On December 30, again late in the day, it was rediscovered 200 miles away in Georgetown, Maine, and again the birders arrived en masse the next day and got great looks. Becky and I were busy that day with Christmas Bird Counts, but decided to take the trip on January 1 in the hopes that it wouldn’t depart as it had before. We met two other friends early in the morning for the 2.5 hour drive and arrived only minutes after the bird finally reappeared (some people had been there almost two hours). For the next hour the eagle moved four times and finally disappeared to the backside of an island not visible from shore. We left in victory, and later learned that an enterprising lobsterman started taking people out in his boat to see it from the water. On January 2 the whole process repeated itself (albeit without Becky and I), but the bird was not found on the third. People continued searching however, and on January 6 the eagle was rediscovered only 4 miles away in Boothbay Harbor, where it was seen intermittently through at least the 8th.

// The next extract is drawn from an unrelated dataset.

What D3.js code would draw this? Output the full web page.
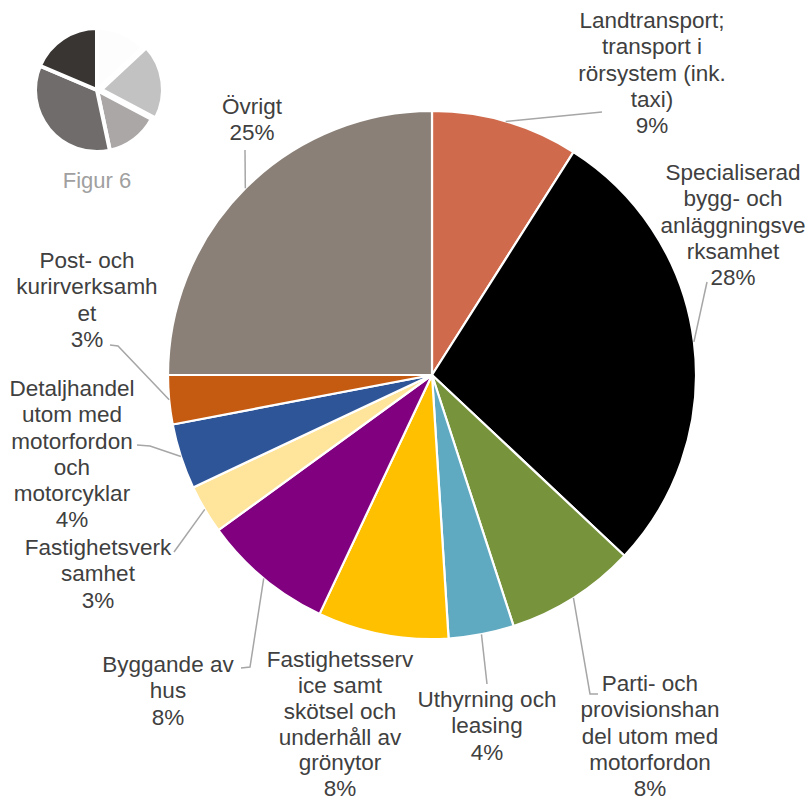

This particular eagle’s story encompasses a lot more than New England, so a bit of history is in order. Steller’s Sea-Eagles are normally found in eastern Siberia and Japan, although there are a handful of records for Alaska. Most are from the Aleutian Islands, so one photographed near Denali National Park in August 2020 was noteworthy, even though only one person got to see it. Normally one would presume the story was over at this point, but then photos surfaced of one in south Texas in early March, an almost unheard of location for a Siberian species! There is a lot of uncertainty about the Texas record, and the story again took a break until late June, when a Steller’s Sea-Eagle was discovered in New Brunswick. Based on plumage pattern it was almost certainly the same bird as in Alaska, and it spent a little over a month exploring the Gaspe Peninsula before disappearing again in early August. Almost three months went by, but then it was found again in Nova Scotia for only two days in November before performing yet another vanishing act. On December 12 it was photographed in Massachusetts, although word didn’t get out until the 19th, and that’s where the story above begins. If the bird in Texas is the same as Alaska and the Northeast, it has covered some 6000 miles (assuming straight line flights, which are highly unlikely!) in a year-and-a-half, and only it knows where it’s going to show up again. Is it still in Maine? Will it cross over NH a third time as it wanders around the continent? Time will tell, but be sure to keep an eye out for a massive eagle (twice the weight of a Bald Eagle) with white on the wings and tail, and let us know if you find it!